- Born: 28 June 1972 (age 52)
- Occupation: Software Developer
- Known for: Development on Mozilla, Safari and WebKit Creating Camino Co-creating Mozilla Firefox

= Dave Hyatt =

American software engineer and a Shadowrun game expansion author

David Hyatt (born 28 June 1972) is an American software engineer and a Shadowrun game expansion author. Employed by Apple starting in 2002, he was part of the Safari web browser and WebKit framework development team. He also helped develop the HTML 5, XBL, and XUL specifications.

== Computing career ==
Before Apple, Hyatt worked at Netscape Communications from 1997 to 2002 where he contributed to the Mozilla web browser. While at Netscape, he also created Camino (then known as Chimera) and co-created Firefox (originally called Phoenix) with Blake Ross. He is credited with the implementations of tabbed browsing for Chimera and Firefox.

Joining Apple Inc. on 15 July 2002, Hyatt was part of the original development team that shipped the beta releases and 1.0 release of the Safari web browser, and co-developed its underlying WebKit framework.

Hyatt was also one of the lead WHATWG developers of the HTML 5 specifications, being co-editor, with Ian Hickson, of the first public working draft, published by the World Wide Web Consortium (W3C) in January 2008. He resigned from the HTML 5 project in March 2010 to concentrate on other work.

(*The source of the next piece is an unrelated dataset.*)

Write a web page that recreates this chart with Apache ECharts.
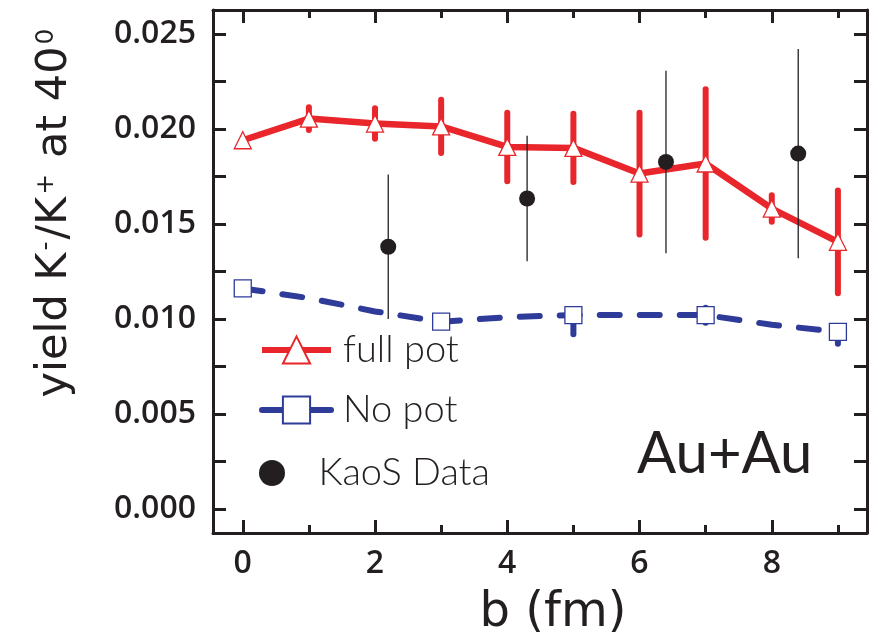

Hyatt also created and wrote the first specifications for the XBL and XUL markup languages, and has remained a member of W3C's CSS Working Group.

== Gaming career ==
As a freelance writer, he also co-authored published material for Shadowrun role-playing game, including the expansion packs Renraku Arcology: Shutdown (with Brian Schoner) and Brainscan (chapters "The Return of the Father" and "Runners Ex Machina", with Robert Boyle; volume editor, Brian Schoner). In his spare time, Hyatt developed, but no longer maintains, the software for Shadowland Six a forum for the Shadowrun gaming community.

== Personal life ==
Hyatt studied as an undergraduate at Rice University and graduate at the University of Illinois at Urbana-Champaign.